If this happened to you during childhood, you enjoy working for a toxic boss

If you’ve never reported to a domineering dictator-like manager or boss, consider yourself lucky. For the rest of us, the stereotype of the patronizing, entitled Bill Lumbergh-Esque office manager is all too real. Puzzlingly, tyrannical managers, bosses, and leaders always seem to have their fair share of supporters and sycophants. 

Why in the world would anyone enjoy working for a boss who treats his or her employees like pawns on a chessboard? A new study from San Francisco State University set out to explore this conundrum and came to an unexpected conclusion.

Researchers discovered a connection between an individual’s family dynamics and home environment growing up and their preference in leaders as an adult. More specifically, they found that children who are raised with a high level of conflict at home often grow up to be drawn toward leaders with “socially undesirable traits.”

“We see it all the time — where the obnoxious leader rises to the top, but we don’t know much about why,” says San Francisco State University Assistant Professor of Management Dayna Herbert Walker in a release. “Tyrants, whether they be in the boardroom or in politics, wouldn’t have the power they do if followers didn’t support them. We often look to leaders to explain leadership, but we should also be looking to followers.”

Data from the Fullerton Longitudinal Study, a long-term project that tracked 130 individuals throughout their lives, was used for this research. To start, the research team examined data collected on participants in 1996, when they were all around 17 years old. At that time, subjects were asked how often yelling, physical violence or criticism occurred in their home.

Then, 20 years later in 2016 those same adults were contacted once again and asked about the ideal qualities they look for in a leader. Each person was given a list of 10 qualities considered by researchers to be tyrannical (pushy, manipulative, conceited, obnoxious, selfish, demanding, loud, power-hungry, dominant, and domineering), and asked if they would like to see those traits in an ideal leader.

“It’s critical that we asked about ideal leadership and not just leadership in general,” Herbert Walker adds, “because we really wanted to get at a person’s favored leadership image, the characteristics they ideally want to see in their leaders.”
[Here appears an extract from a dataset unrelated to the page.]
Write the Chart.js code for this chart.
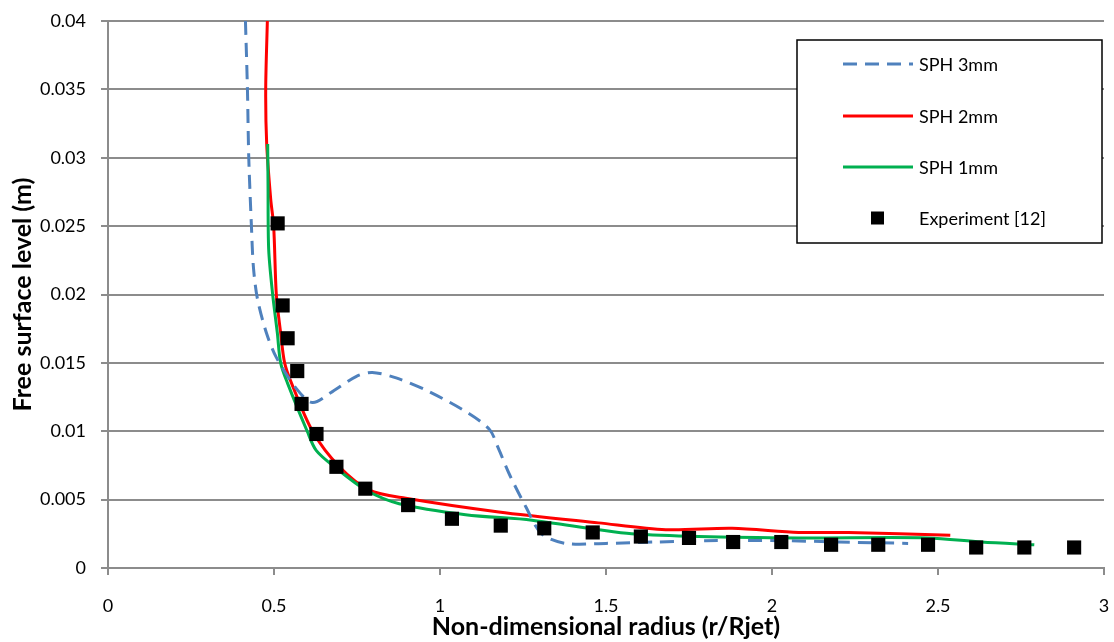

Once this study’s authors compared participants’ responses in 1996 to their leadership preferences in 2016, a “strong positive connection” was noted between growing up with lots of conflict at home and preferring a leader with toxic traits. Even after accounting for personality and gender, the research team says an individual who grew up in a high conflict environment is 20% more likely to support tyrannical leadership.

Where is this connection coming from? Professor Herbert Walker theorizes that dysfunctional, high conflict homes often include tyrannical parenting techniques. So, children raised in these environments may become accustomed to such behavior.

These findings are quite relevant for followers, but Professor Herbert Walker also says her work could prove useful for the offending bosses themselves. Overbearing managers may be acting in a tyrannical manner because of events from their past as well. 

“The first step is getting them to question their assumptions about why they do what they do,” she concludes. “Maybe they’ll realize that they believe this, because that’s how their dad behaved and he was successful in business. And so they believe that’s how they’re supposed to act.”

The full study can be found here, published in the Journal of Leadership & Organizational Studies.